Work to be completed:
In the listing below, locate the lines that hold the string "code". Copy those lines.

· · · · ·

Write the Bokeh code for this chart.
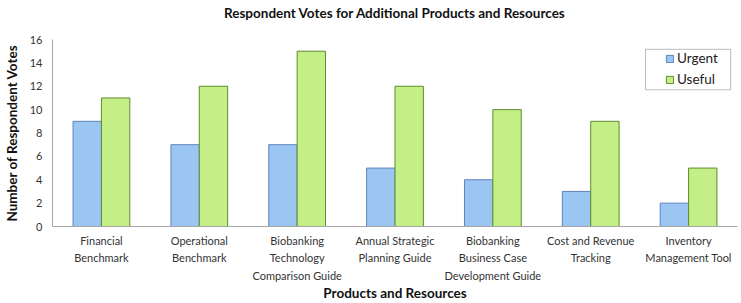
from bokeh.plotting import figure
from bokeh.models import FactorRange, Range1d, FixedTicker, Legend, LegendItem, BoxAnnotation, ColumnDataSource, LinearAxis
from bokeh.transform import dodge
from bokeh.embed import file_html
from bokeh.resources import INLINE

title_text = "Respondent Votes for Additional Products and Resources"
categories = ["Financial\nBenchmark", "Operational\nBenchmark",
              "Biobanking\nTechnology\nComparison Guide",
              "Annual Strategic\nPlanning Guide",
              "Biobanking\nBusiness Case\nDevelopment Guide",
              "Cost and Revenue\nTracking",
              "Inventory\nManagement Tool"]
urgent = [9, 7, 7, 5, 4, 3, 2]
useful = [11, 12, 15, 12, 10, 9, 5]
y_ticks = [0, 2, 4, 6, 8, 10, 12, 14, 16]

FONT = "Lato"

src = ColumnDataSource(data=dict(cat=categories, urgent=urgent, useful=useful))

p = figure(x_range=FactorRange(factors=categories, range_padding=0),
           y_range=Range1d(0, 16),
           width=741, height=303, output_backend="svg", toolbar_location=None,
           min_border_left=44, min_border_right=4, min_border_top=39, min_border_bottom=74,
           title=title_text)

r1 = p.vbar(x=dodge("cat", -0.145, range=p.x_range), top="urgent", width=0.29, source=src,
            fill_color="#9bc6f2", line_color="#5f82c0", line_width=1)
r2 = p.vbar(x=dodge("cat", 0.145, range=p.x_range), top="useful", width=0.29, source=src,
            fill_color="#c4ee86", line_color="#5e8c2e", line_width=1)

xax = p.below[0]
yax = p.left[0]

# empty spacer band between the title and the plot area (invisible tick, no label)
spacer = LinearAxis(ticker=FixedTicker(ticks=[3.5]), axis_line_color=None,
                    major_tick_line_color=None, minor_tick_line_color=None,
                    major_tick_out=18, major_tick_in=0, minor_tick_out=0,
                    major_label_standoff=0, major_label_text_font_size="1px",
                    major_label_overrides={3.5: ""})
p.add_layout(spacer, "above")

p.title.align = "center"
p.title.vertical_align = "bottom"
p.title.standoff = 2
p.title.text_font = FONT
p.title.text_font_size = "13.5px"
p.title.text_font_style = "bold"
p.title.text_color = "#111111"

p.outline_line_color = None
p.xgrid.grid_line_color = None
p.ygrid.grid_line_color = None
p.background_fill_color = "white"
p.border_fill_color = "white"

for ax in (xax, yax):
    ax.axis_line_color = "#a6a6a6"
    ax.major_tick_line_color = None
    ax.minor_tick_line_color = None
    ax.major_tick_out = 0
    ax.major_tick_in = 0
    ax.major_label_text_font = FONT
    ax.major_label_text_color = "#333333"
    ax.axis_label_text_font = FONT
    ax.axis_label_text_font_style = "bold"
    ax.axis_label_text_font_size = "13.5px"
    ax.axis_label_text_color = "#111111"

yax.ticker = FixedTicker(ticks=y_ticks)
yax.major_label_text_font_size = "11px"
yax.major_label_standoff = 10
yax.axis_label = "Number of Respondent Votes"
yax.axis_label_standoff = 7

xax.major_label_text_font_size = "11px"
xax.major_label_text_line_height = 1.35
xax.major_label_standoff = 7
xax.axis_label = "Products and Resources"
xax.axis_label_standoff = 0

box = BoxAnnotation(left=6.06, right=6.93, top=15.16, bottom=11.7,
                    fill_color="white", fill_alpha=1.0,
                    line_color="#222222", line_width=1, level="overlay")
p.add_layout(box)

legend = Legend(items=[LegendItem(label="Urgent", renderers=[r1]),
                       LegendItem(label="Useful", renderers=[r2])],
                location=(613, 139), orientation="vertical",
                border_line_color=None, background_fill_alpha=0,
                padding=3, spacing=5, label_height=15, glyph_height=9, glyph_width=9,
                label_standoff=3, label_text_font=FONT, label_text_font_size="13.5px",
                label_text_color="#222222", margin=0)
p.add_layout(legend)

open("out.html", "w").write(file_html(p, INLINE))
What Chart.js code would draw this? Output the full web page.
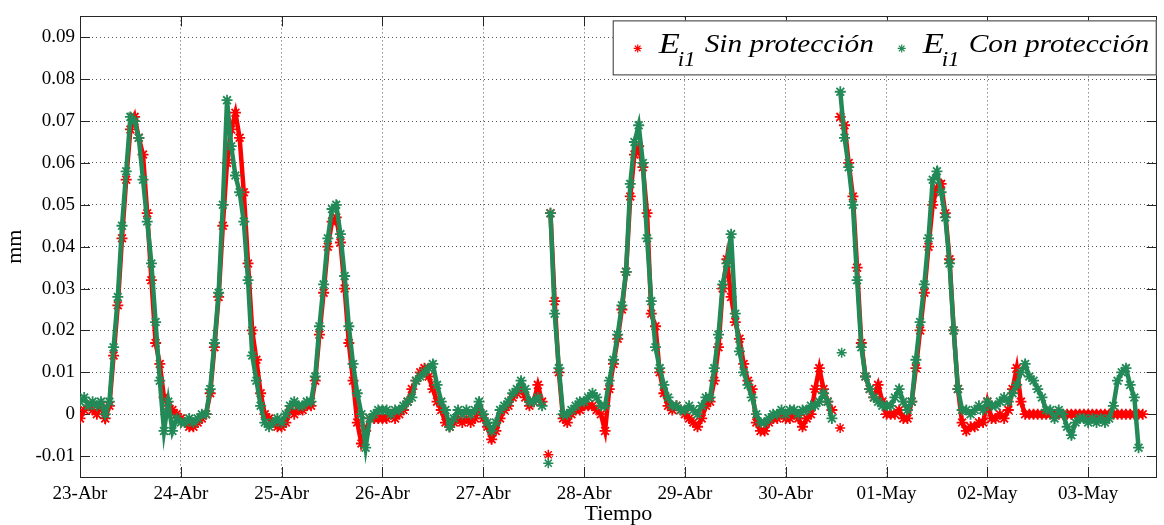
<!DOCTYPE html>
<html>
<head>
<meta charset="utf-8">
<script src="https://cdn.jsdelivr.net/npm/chart.js@4/dist/chart.umd.min.js"></script>
<style>
html, body { margin: 0; padding: 0; background: #fff; }
canvas { display: block; }
</style>
</head>
<body>
<canvas id="grafico" width="1164" height="525"></canvas>
<script>

// eje x en dias desde 23-Abr 00:00, un dato cada hora
const etiquetasDias = ['23-Abr', '24-Abr', '25-Abr', '26-Abr', '27-Abr', '28-Abr', '29-Abr', '30-Abr', '01-May', '02-May', '03-May'];
const ticksY = [-0.01, 0, 0.01, 0.02, 0.03, 0.04, 0.05, 0.06, 0.07, 0.08, 0.09];
const etiquetasY = ['-0.01', '0', '0.01', '0.02', '0.03', '0.04', '0.05', '0.06', '0.07', '0.08', '0.09'];
const HORAS_DIA = 24;

// E_i1 sin proteccion (mm)
const sinProteccion = [
    // 23-Abr
    -0.001, 0.001, 0.002, 0.001, 0.000, 0.002, -0.001, 0.002, 0.014, 0.026, 0.042, 0.056, 0.068, 0.071, 0.066, 0.062, 0.048, 0.032, 0.017, 0.012, 0.004, 0.002, 0.001, 0.000,
    // 24-Abr
    -0.001, -0.002, -0.003, -0.003, -0.002, -0.001, 0.000, 0.005, 0.016, 0.028, 0.045, 0.060, 0.068, 0.072, 0.066, 0.053, 0.036, 0.020, 0.013, 0.005, 0.000, -0.001, -0.002, -0.003,
    // 25-Abr
    -0.003, -0.002, 0.001, 0.000, 0.001, 0.001, 0.002, 0.002, 0.008, 0.019, 0.029, 0.040, 0.046, 0.047, 0.041, 0.030, 0.017, 0.008, -0.002, -0.007, -0.004, -0.001, -0.001, -0.001,
    // 26-Abr
    -0.001, -0.001, 0.000, -0.001, 0.000, 0.001, 0.003, 0.006, 0.008, 0.010, 0.011, 0.009, 0.006, 0.003, 0.001, -0.002, -0.003, -0.002, -0.001, -0.002, -0.001, -0.002, -0.001, 0.001,
    // 27-Abr
    -0.001, -0.003, -0.006, -0.004, -0.001, 0.001, 0.002, 0.004, 0.005, 0.006, 0.004, 0.002, 0.003, 0.007, 0.003, null, 0.048, 0.027, 0.010, -0.001, -0.002, 0.000, 0.001, 0.001,
    // 28-Abr
    0.002, 0.002, 0.002, 0.001, 0.000, -0.004, 0.006, 0.012, 0.018, 0.025, 0.034, 0.052, 0.062, 0.064, 0.059, 0.048, 0.024, 0.021, 0.010, 0.005, 0.002, 0.001, 0.002, 0.001,
    // 29-Abr
    0.000, -0.001, -0.002, -0.003, -0.001, 0.002, 0.003, 0.008, 0.016, 0.030, 0.037, 0.028, 0.022, 0.018, 0.012, 0.008, 0.006, -0.002, -0.004, -0.004, -0.002, -0.001, -0.001, 0.000,
    // 30-Abr
    -0.001, -0.001, 0.000, -0.001, -0.003, -0.001, 0.000, 0.006, 0.011, 0.006, 0.003, 0.001, null, 0.071, 0.069, 0.060, 0.052, 0.035, 0.017, 0.009, 0.006, 0.004, 0.007, 0.003,
    // 01-May
    0.000, 0.000, 0.000, 0.001, -0.001, -0.001, 0.003, 0.011, 0.020, 0.029, 0.040, 0.050, 0.054, 0.055, 0.048, 0.037, 0.020, 0.006, -0.002, -0.004, -0.003, -0.003, -0.002, -0.002,
    // 02-May
    0.003, -0.001, -0.001, 0.000, -0.001, 0.001, 0.006, 0.011, 0.003, 0.000, 0.000, 0.000, 0.000, 0.000, 0.000, 0.000, 0.000, 0.000, 0.000, 0.000, 0.000, 0.000, 0.000, 0.000,
    // 03-May
    0.000, 0.000, 0.000, 0.000, 0.000, 0.000, 0.000, 0.000, 0.000, 0.000, 0.000, 0.000, 0.000, 0.000
];

// E_i1 con proteccion (mm)
const conProteccion = [
    // 23-Abr
    0.003, 0.004, 0.002, 0.003, 0.002, 0.003, 0.000, 0.003, 0.016, 0.028, 0.045, 0.058, 0.071, 0.070, 0.066, 0.056, 0.046, 0.036, 0.022, 0.008, -0.004, 0.003, -0.004, -0.001,
    // 24-Abr
    -0.002, -0.002, -0.001, -0.002, -0.001, 0.000, 0.000, 0.006, 0.017, 0.029, 0.050, 0.075, 0.064, 0.057, 0.053, 0.046, 0.032, 0.014, 0.008, 0.002, -0.002, -0.003, -0.002, -0.001,
    // 25-Abr
    -0.002, 0.000, 0.002, 0.003, 0.002, 0.002, 0.003, 0.003, 0.009, 0.021, 0.031, 0.042, 0.049, 0.050, 0.043, 0.033, 0.021, 0.012, 0.005, 0.000, -0.008, -0.001, 0.000, 0.001,
    // 26-Abr
    0.001, 0.001, 0.000, 0.001, 0.001, 0.002, 0.003, 0.004, 0.008, 0.009, 0.010, 0.011, 0.012, 0.007, 0.003, 0.001, -0.003, -0.001, 0.001, 0.000, 0.001, 0.000, 0.001, 0.003,
    // 27-Abr
    0.000, -0.002, -0.004, -0.002, 0.001, 0.002, 0.003, 0.005, 0.006, 0.008, 0.006, 0.003, 0.003, 0.004, 0.002, null, 0.048, 0.024, 0.011, 0.000, 0.000, 0.001, 0.002, 0.003,
    // 28-Abr
    0.003, 0.004, 0.005, 0.004, 0.002, 0.002, 0.008, 0.013, 0.019, 0.026, 0.034, 0.055, 0.065, 0.069, 0.060, 0.042, 0.027, 0.016, 0.011, 0.007, 0.004, 0.002, 0.002, 0.001,
    // 29-Abr
    0.001, 0.002, 0.001, 0.000, 0.002, 0.004, 0.004, 0.011, 0.019, 0.031, 0.036, 0.043, 0.024, 0.015, 0.010, 0.007, 0.004, 0.000, -0.002, -0.002, -0.001, 0.000, 0.000, 0.001,
    // 30-Abr
    0.000, 0.001, 0.001, 0.000, 0.001, 0.001, 0.002, 0.002, 0.003, 0.005, 0.003, -0.001, null, 0.077, 0.066, 0.059, 0.050, 0.032, 0.016, 0.009, 0.006, 0.004, 0.003, 0.002,
    // 01-May
    0.002, 0.002, 0.004, 0.006, 0.003, 0.001, 0.003, 0.013, 0.022, 0.031, 0.042, 0.056, 0.058, 0.053, 0.047, 0.036, 0.020, 0.006, 0.001, 0.001, 0.000, 0.001, 0.002, 0.001,
    // 02-May
    0.003, 0.002, 0.002, 0.003, 0.004, 0.003, 0.005, 0.007, 0.010, 0.012, 0.009, 0.008, 0.006, 0.004, 0.001, 0.001, -0.001, 0.001, 0.000, -0.003, -0.005, -0.002, -0.001, -0.001,
    // 03-May
    -0.002, -0.001, -0.002, -0.001, -0.002, -0.001, 0.002, 0.008, 0.010, 0.011, 0.007, 0.004, -0.008
];

// puntos sueltos al reiniciar la toma de datos
const sinAisladosX = [4.645, 7.54];
const sinAisladosY = [-0.0097, -0.0033];
const conAisladosX = [4.645, 7.555];
const conAisladosY = [-0.0117, 0.0147];

const ROJO = '#ff0000';
const VERDE = '#238a57';
const FUENTE = "'Liberation Serif', 'Times New Roman', serif";


function aPuntos(serie) {
    return serie.map((v, i) => ({ x: i / HORAS_DIA, y: v }));
}

function aislados(xs, ys) {
    return xs.map((x, i) => ({ x: x, y: ys[i] }));
}

function serieLinea(datos, color, orden) {
    return {
        data: datos,
        showLine: true,
        borderColor: color,
        borderWidth: 4.5,
        pointStyle: 'star',
        pointRadius: 5.5,
        pointBorderWidth: 1.8,
        pointBorderColor: color,
        pointBackgroundColor: color,
        order: orden
    };
}

function serieSuelta(datos, color, orden) {
    return {
        data: datos,
        showLine: false,
        pointStyle: 'star',
        pointRadius: 5,
        pointBorderWidth: 1.5,
        pointBorderColor: color,
        order: orden
    };
}

function estrella(ctx, x, y, r) {
    const d = r * 0.7071;
    ctx.beginPath();
    ctx.moveTo(x - r, y); ctx.lineTo(x + r, y);
    ctx.moveTo(x, y - r); ctx.lineTo(x, y + r);
    ctx.moveTo(x - d, y - d); ctx.lineTo(x + d, y + d);
    ctx.moveTo(x - d, y + d); ctx.lineTo(x + d, y - d);
    ctx.stroke();
}

// texto un poco ensanchado, como en la figura original
function texto(ctx, txt, x, y, fuente) {
    ctx.save();
    ctx.font = fuente;
    ctx.translate(x, y);
    ctx.scale(1.15, 1);
    ctx.fillText(txt, 0, 0);
    ctx.restore();
}

function dibujarLeyenda(chart) {
    const ctx = chart.ctx;
    const a = chart.chartArea;
    const w = 544, h = 55;
    const x0 = a.right - w, y0 = a.top + 4;

    ctx.save();
    ctx.fillStyle = '#fff';
    ctx.fillRect(x0, y0, w, h);
    ctx.strokeStyle = '#333';
    ctx.lineWidth = 1;
    ctx.strokeRect(x0 + 0.5, y0 + 0.5, w - 1, h - 1);

    const entradas = [
        { color: ROJO, txt: 'Sin protección', dx: 0 },
        { color: VERDE, txt: 'Con protección', dx: 264 }
    ];

    entradas.forEach(e => {
        ctx.strokeStyle = e.color;
        ctx.lineWidth = 1.2;
        estrella(ctx, x0 + e.dx + 25, y0 + 28, 4);

        ctx.fillStyle = '#000';
        ctx.textBaseline = 'alphabetic';
        texto(ctx, 'E', x0 + e.dx + 46, y0 + 33, 'italic 30px ' + FUENTE);
        texto(ctx, 'i1', x0 + e.dx + 65, y0 + 46, 'italic 20px ' + FUENTE);
        texto(ctx, e.txt, x0 + e.dx + 92, y0 + 32, 'italic 25.5px ' + FUENTE);
    });
    ctx.restore();
}

// marco y marcas hacia dentro, estilo matlab
const marcoEjes = {
    id: 'marcoEjes',
    beforeDatasetsDraw(chart) {
        const { ctx, chartArea: a, scales: { x, y } } = chart;
        ctx.save();
        ctx.strokeStyle = '#262626';
        ctx.lineWidth = 1;
        ctx.beginPath();
        etiquetasDias.forEach((_, i) => {
            const px = Math.round(x.getPixelForValue(i)) + 0.5;
            ctx.moveTo(px, a.bottom); ctx.lineTo(px, a.bottom - 10);
            ctx.moveTo(px, a.top); ctx.lineTo(px, a.top + 10);
        });
        ticksY.forEach(v => {
            const py = Math.round(y.getPixelForValue(v)) + 0.5;
            ctx.moveTo(a.left, py); ctx.lineTo(a.left + 10, py);
            ctx.moveTo(a.right, py); ctx.lineTo(a.right - 10, py);
        });
        ctx.stroke();
        ctx.strokeRect(Math.round(a.left) + 0.5, Math.round(a.top) + 0.5,
            Math.round(a.right - a.left) - 1, Math.round(a.bottom - a.top));
        ctx.restore();
    },
    afterDraw(chart) {
        dibujarLeyenda(chart);
    }
};


const grafico = new Chart(document.getElementById('grafico'), {
    type: 'scatter',
    data: {
        datasets: [
            serieLinea(aPuntos(conProteccion), VERDE, 1),
            serieSuelta(aislados(conAisladosX, conAisladosY), VERDE, 1),
            serieLinea(aPuntos(sinProteccion), ROJO, 2),
            serieSuelta(aislados(sinAisladosX, sinAisladosY), ROJO, 2)
        ]
    },
    options: {
        responsive: false,
        animation: false,
        devicePixelRatio: 1,
        layout: { padding: { top: 13, right: 2, left: 0, bottom: 0 } },
        plugins: {
            legend: { display: false },
            tooltip: { enabled: false }
        },
        scales: {
            x: {
                type: 'linear',
                min: 0,
                max: 10.68,
                afterBuildTicks: s => { s.ticks = etiquetasDias.map((_, i) => ({ value: i })); },
                afterFit: s => { s.height = 48; },
                ticks: {
                    callback: v => etiquetasDias[v],
                    color: '#000',
                    font: { family: FUENTE, size: 19 },
                    padding: 6,
                    maxRotation: 0,
                    autoSkip: false
                },
                grid: { color: '#555', lineWidth: 1, drawTicks: false },
                border: { display: false, dash: [1, 3] },
                title: {
                    display: true,
                    text: 'Tiempo',
                    color: '#000',
                    font: { family: FUENTE, size: 22, lineHeight: 1 },
                    padding: { top: 0, bottom: 0 }
                }
            },
            y: {
                min: -0.015,
                max: 0.095,
                afterBuildTicks: s => { s.ticks = ticksY.map(v => ({ value: v })); },
                afterFit: s => { s.width = 80; },
                ticks: {
                    callback: (v, i) => etiquetasY[i],
                    color: '#000',
                    font: { family: FUENTE, size: 19 },
                    padding: 5
                },
                grid: { color: '#555', lineWidth: 1, drawTicks: false },
                border: { display: false, dash: [1, 3] },
                title: {
                    display: true,
                    text: 'mm',
                    color: '#000',
                    font: { family: FUENTE, size: 22, lineHeight: 1 },
                    padding: { top: 4, bottom: 0 }
                }
            }
        }
    },
    plugins: [marcoEjes]
});
</script>
</body>
</html>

· · · · ·

Final answer:
Write the Bokeh code for this chart.
What Chart.js code would draw this? Output the full web page.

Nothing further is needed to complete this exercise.